Pakistan has ratified all 27 conventions. The GSP Plus scheme requires beneficiaries to unconditionally accept monitoring of these conventions by third parties from civil society and NGOs. However, after the 18th amendment, devolution of power has started but provincial governments have so far neither developed the legal framework or legislation for compliance with international compliances. Both industry and the government are not fully ready for compliance of these conventions. For example all effluent treatment plants need uninterrupted electricity and identified landfill sites for dumping of solid waste but Pakistan does not have either of these two. At the moment, TDAP does not have a full time Chief Executive and a full time Federal Commerce Minister. To get the full benefit of GSP Plus, the government must fill these positions without any further delay.

Since textiles and clothing contribute major share in country’s total exports, due attention has to be given to value-addition, particularly to garment, home furnishing items, and other stitched products. These are labor intensive and low on energy consumption as compared to yarn and fabric.

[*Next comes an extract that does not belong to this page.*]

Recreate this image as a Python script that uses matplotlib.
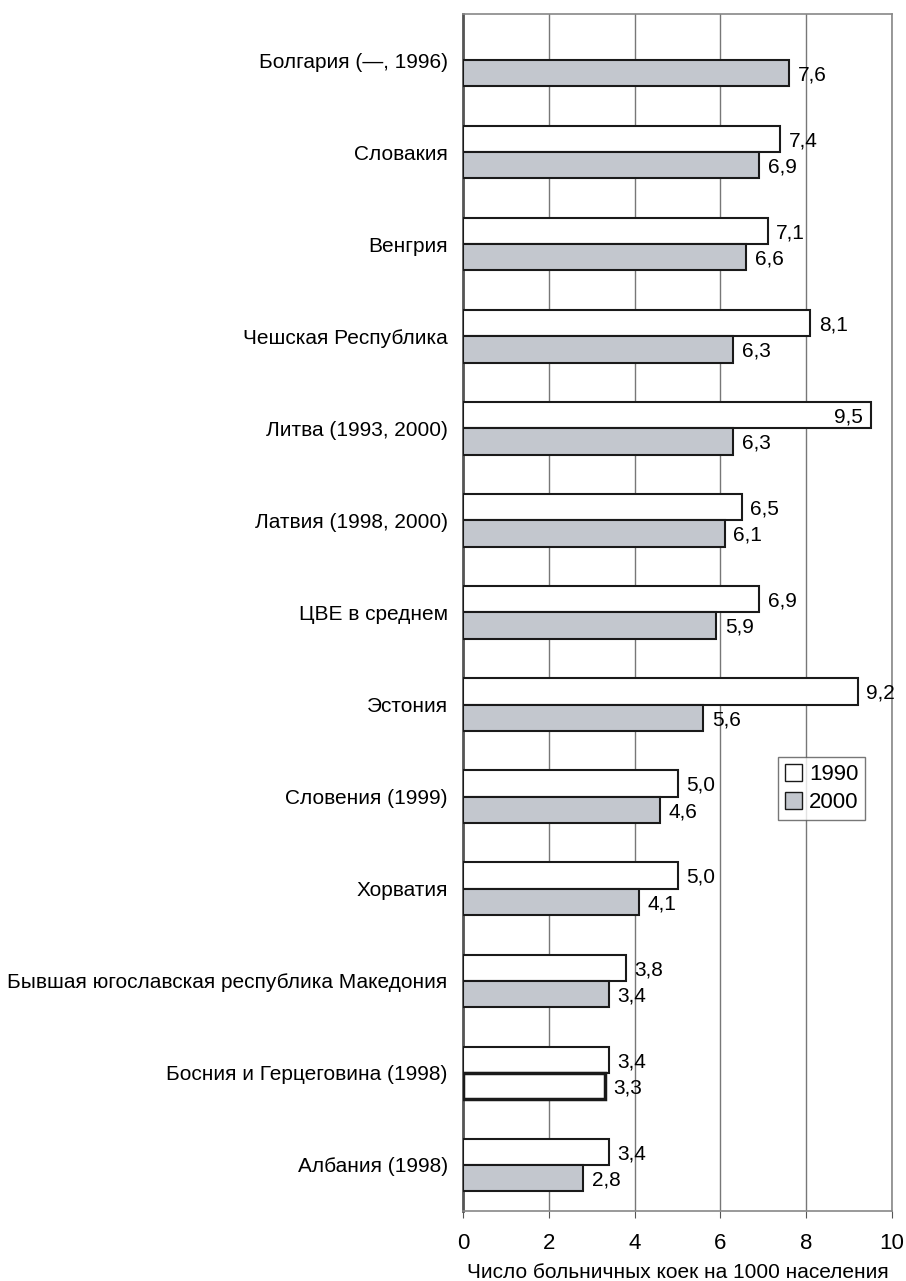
import numpy as np
import matplotlib.pyplot as plt

plt.rcParams['font.family'] = ['Liberation Sans', 'DejaVu Sans']

countries = ['Болгария (—, 1996)', 'Словакия', 'Венгрия', 'Чешская Республика',
             'Литва (1993, 2000)', 'Латвия (1998, 2000)', 'ЦВЕ в среднем', 'Эстония',
             'Словения (1999)', 'Хорватия', 'Бывшая югославская республика Македония',
             'Босния и Герцеговина (1998)', 'Албания (1998)']
beds_1990 = [np.nan, 7.4, 7.1, 8.1, 9.5, 6.5, 6.9, 9.2, 5.0, 5.0, 3.8, 3.4, 3.4]
beds_2000 = [7.6, 6.9, 6.6, 6.3, 6.3, 6.1, 5.9, 5.6, 4.6, 4.1, 3.4, 3.3, 2.8]
x_ticks = [0, 2, 4, 6, 8, 10]

fig = plt.figure(figsize=(9.06, 12.81), dpi=100)
ax = fig.add_axes([463 / 906, 70 / 1281, 429 / 906, 1197 / 1281])

n = len(countries)
y = np.arange(n)
h = 0.285
fill_2000 = '#c3c7ce'
colors_2000 = [fill_2000] * n
colors_2000[11] = 'white'  # as printed in the source
lw_2000 = [1.5] * n
lw_2000[11] = 2.5

ax.barh(y - h / 2, beds_1990, height=h, color='white', edgecolor='#1a1a1a', linewidth=1.5,
        label='1990', zorder=3)
ax.barh(y + h / 2, beds_2000, height=h, color=colors_2000, edgecolor='#1a1a1a',
        linewidth=lw_2000, label='2000', zorder=3)


def fmt(v):
    return '{:.1f}'.format(v).replace('.', ',')


for i in range(n):
    for v, off in ((beds_1990[i], -h / 2), (beds_2000[i], h / 2)):
        if np.isnan(v):
            continue
        if v + 0.8 > 10:
            ax.text(v - 0.18, i + off + 0.02, fmt(v), ha='right', va='center', fontsize=15, zorder=4)
        else:
            ax.text(v + 0.2, i + off + 0.02, fmt(v), ha='left', va='center', fontsize=15, zorder=4)

ax.set_xlim(0, 10)
ax.set_ylim(n - 0.5, -0.5)
ax.set_xticks(x_ticks)
ax.set_xticklabels([str(t) for t in x_ticks], fontsize=16)
ax.set_yticks(y)
ax.set_yticklabels(countries, fontsize=15)
ax.tick_params(axis='y', length=0, pad=11)
ax.tick_params(axis='x', direction='out', length=5, color='#555555', pad=11)
ax.xaxis.grid(True, color='#777777', linewidth=1)
ax.set_axisbelow(True)

for s in ['top', 'right', 'bottom']:
    ax.spines[s].set_color('#888888')
    ax.spines[s].set_linewidth(1.2)
ax.spines['left'].set_color('#555555')
ax.spines['left'].set_linewidth(2)

ax.set_xlabel('Число больничных коек на 1000 населения', fontsize=15, labelpad=6)

leg = ax.legend(loc='upper left', bbox_to_anchor=(0.734, 0.379), fontsize=16,
                frameon=True, fancybox=False, handlelength=0.8, handleheight=0.8,
                handletextpad=0.3, borderpad=0.3, labelspacing=0.3, borderaxespad=0)
leg.get_frame().set_edgecolor('#555555')
leg.get_frame().set_linewidth(1)
for p in leg.get_patches():
    p.set_linewidth(1)

fig.savefig('out.png', dpi=100)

Manufacturers should be encouraged to employ female workforce which is one of the 27 conventions for GSP Plus. Textiles and clothing account for less than 20 percent of global demand but Pakistan’s production of synthetic and man-made fibers is not sufficient to meet it. The country will have to increase production capacity for man-made fiber and synthetic yarn. However, the most important issue is to remove trust deficit between government and the exporter. The government can introduce export friendly policies after consultation with various sectors. Pakistani exporters need level playing field with competing countries. Immediate attention must be given to energy crisis and law and order situation in the country.